◆ Directions for this task ◆
Give back exactly the lines from the start of the listing to the line containing "import plotly.graph_objects as go", inclusive, and nothing beyond them.

◆ Recorded information ◆
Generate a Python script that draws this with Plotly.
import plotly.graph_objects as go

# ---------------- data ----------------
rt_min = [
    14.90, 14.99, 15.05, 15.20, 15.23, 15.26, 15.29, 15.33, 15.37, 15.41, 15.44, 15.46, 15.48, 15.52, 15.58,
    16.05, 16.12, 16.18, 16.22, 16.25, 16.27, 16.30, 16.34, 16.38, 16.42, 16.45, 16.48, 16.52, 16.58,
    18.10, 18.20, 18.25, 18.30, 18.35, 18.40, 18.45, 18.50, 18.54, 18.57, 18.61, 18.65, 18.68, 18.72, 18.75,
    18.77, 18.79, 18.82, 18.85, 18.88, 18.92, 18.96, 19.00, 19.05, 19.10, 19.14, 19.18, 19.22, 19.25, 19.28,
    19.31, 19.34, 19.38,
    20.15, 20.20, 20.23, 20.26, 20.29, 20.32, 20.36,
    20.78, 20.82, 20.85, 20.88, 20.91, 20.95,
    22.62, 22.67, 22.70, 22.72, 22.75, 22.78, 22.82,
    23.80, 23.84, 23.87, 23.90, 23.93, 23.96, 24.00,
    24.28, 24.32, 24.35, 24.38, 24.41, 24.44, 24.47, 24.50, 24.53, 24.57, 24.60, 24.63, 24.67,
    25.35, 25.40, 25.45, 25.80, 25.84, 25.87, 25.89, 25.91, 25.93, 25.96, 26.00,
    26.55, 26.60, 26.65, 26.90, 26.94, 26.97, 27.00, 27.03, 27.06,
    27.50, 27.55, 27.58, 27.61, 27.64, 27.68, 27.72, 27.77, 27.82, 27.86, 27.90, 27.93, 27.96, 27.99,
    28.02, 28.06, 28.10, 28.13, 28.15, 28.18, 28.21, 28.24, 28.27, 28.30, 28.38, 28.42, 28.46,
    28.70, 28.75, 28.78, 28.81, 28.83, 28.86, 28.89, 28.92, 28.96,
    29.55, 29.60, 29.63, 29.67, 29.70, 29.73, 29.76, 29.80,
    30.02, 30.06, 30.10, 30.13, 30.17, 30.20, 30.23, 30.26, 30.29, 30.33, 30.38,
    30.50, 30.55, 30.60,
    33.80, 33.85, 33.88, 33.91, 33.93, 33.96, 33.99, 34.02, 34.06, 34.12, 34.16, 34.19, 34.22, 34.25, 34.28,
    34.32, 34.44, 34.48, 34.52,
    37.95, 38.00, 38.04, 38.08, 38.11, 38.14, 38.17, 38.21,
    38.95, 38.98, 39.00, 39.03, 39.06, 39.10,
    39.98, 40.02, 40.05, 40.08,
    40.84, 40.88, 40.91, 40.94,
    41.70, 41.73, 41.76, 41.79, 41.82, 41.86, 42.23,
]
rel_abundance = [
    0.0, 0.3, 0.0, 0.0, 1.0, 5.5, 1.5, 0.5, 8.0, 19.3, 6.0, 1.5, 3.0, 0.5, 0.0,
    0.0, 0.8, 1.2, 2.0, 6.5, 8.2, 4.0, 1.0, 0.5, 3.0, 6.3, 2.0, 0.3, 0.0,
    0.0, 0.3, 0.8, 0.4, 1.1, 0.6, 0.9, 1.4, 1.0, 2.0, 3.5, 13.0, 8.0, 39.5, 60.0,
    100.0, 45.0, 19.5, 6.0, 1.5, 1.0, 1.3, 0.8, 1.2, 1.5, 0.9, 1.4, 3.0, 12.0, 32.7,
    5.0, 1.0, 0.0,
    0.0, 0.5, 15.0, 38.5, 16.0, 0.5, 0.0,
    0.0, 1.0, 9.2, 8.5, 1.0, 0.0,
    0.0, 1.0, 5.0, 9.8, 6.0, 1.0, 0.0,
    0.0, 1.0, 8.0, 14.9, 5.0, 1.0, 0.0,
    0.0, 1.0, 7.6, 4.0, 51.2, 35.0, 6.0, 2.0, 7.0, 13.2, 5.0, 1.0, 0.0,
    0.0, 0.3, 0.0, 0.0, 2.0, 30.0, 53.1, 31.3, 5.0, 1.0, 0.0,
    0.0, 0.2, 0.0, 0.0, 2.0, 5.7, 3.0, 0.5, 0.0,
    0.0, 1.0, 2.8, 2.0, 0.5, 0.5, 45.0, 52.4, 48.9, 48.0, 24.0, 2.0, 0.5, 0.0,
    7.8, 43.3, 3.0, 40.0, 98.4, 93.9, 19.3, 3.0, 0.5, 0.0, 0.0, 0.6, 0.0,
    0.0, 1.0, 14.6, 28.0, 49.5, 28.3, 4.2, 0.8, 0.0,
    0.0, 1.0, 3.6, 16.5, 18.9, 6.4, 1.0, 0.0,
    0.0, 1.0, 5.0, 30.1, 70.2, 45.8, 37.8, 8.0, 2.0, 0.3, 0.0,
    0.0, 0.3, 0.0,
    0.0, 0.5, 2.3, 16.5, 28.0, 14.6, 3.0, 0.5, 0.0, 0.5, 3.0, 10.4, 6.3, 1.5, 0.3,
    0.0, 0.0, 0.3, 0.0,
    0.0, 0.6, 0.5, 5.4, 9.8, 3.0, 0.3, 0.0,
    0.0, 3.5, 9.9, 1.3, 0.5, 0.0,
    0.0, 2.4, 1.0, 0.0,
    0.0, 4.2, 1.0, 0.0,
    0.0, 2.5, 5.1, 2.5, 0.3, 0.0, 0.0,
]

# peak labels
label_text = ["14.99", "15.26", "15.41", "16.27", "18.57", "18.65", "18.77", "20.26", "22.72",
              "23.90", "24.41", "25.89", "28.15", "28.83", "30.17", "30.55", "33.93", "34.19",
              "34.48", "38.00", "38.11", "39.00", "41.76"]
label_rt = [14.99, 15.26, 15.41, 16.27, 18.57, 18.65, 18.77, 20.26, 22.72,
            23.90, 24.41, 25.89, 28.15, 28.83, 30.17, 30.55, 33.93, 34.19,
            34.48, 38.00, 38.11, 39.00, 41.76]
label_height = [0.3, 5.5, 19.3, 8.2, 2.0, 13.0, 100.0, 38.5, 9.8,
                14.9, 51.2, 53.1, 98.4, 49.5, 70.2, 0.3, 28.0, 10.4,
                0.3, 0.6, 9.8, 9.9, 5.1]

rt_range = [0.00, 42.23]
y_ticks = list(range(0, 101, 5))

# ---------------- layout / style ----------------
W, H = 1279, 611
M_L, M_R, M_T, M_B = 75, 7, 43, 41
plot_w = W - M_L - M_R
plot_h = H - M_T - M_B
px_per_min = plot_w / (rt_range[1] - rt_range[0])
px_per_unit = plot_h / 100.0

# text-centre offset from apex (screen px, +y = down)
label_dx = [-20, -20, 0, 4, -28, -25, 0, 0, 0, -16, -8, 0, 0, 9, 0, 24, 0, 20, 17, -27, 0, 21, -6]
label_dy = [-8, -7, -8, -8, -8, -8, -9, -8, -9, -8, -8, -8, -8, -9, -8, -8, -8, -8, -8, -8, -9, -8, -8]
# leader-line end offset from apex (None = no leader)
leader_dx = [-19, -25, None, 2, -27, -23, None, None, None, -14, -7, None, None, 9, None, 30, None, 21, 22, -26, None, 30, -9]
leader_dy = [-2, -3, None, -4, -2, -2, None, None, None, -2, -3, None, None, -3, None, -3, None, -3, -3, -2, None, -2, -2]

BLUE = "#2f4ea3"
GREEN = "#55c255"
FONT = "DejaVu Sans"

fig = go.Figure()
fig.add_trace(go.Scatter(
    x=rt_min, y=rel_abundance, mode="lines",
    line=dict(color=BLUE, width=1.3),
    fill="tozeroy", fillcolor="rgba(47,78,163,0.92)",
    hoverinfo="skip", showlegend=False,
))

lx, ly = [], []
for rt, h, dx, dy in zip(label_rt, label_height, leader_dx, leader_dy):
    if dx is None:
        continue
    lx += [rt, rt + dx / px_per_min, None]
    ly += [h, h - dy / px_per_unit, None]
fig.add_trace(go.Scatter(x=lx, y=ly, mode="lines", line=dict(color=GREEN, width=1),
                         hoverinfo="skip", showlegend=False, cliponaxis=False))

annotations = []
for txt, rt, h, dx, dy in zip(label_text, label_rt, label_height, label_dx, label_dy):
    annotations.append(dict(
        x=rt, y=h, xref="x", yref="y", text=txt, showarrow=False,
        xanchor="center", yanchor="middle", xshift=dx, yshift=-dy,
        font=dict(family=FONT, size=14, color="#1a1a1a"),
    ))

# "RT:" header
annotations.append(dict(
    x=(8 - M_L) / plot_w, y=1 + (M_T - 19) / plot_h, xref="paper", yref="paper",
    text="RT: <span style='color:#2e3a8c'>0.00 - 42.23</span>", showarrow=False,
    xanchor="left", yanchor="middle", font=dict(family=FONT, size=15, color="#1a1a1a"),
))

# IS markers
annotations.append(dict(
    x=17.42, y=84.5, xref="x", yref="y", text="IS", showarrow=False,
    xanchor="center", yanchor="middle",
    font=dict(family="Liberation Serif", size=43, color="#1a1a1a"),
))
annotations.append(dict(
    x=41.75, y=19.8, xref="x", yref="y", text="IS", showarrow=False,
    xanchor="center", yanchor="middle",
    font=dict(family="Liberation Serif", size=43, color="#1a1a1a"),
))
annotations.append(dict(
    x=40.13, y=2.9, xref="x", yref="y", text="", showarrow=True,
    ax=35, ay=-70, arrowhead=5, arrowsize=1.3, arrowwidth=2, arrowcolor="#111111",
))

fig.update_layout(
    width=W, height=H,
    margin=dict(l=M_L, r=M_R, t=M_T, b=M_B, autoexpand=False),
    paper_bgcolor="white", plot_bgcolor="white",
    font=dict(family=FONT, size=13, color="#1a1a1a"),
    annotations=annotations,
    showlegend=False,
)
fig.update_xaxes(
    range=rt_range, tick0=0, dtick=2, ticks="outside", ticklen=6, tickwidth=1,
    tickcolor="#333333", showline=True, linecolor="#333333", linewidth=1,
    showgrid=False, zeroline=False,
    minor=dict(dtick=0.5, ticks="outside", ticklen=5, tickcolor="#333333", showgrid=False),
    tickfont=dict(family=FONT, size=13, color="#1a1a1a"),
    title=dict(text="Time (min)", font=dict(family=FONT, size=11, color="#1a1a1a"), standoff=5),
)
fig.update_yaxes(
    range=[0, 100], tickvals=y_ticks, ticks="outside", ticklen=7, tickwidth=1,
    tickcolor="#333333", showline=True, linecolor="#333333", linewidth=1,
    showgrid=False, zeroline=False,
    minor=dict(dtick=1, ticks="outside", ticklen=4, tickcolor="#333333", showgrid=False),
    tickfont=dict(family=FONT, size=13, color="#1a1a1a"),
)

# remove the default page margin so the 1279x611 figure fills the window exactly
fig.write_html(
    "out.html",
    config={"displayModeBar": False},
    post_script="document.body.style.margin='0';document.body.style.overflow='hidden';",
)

◆ Task response ◆
Generate a Python script that draws this with Plotly.
import plotly.graph_objects as go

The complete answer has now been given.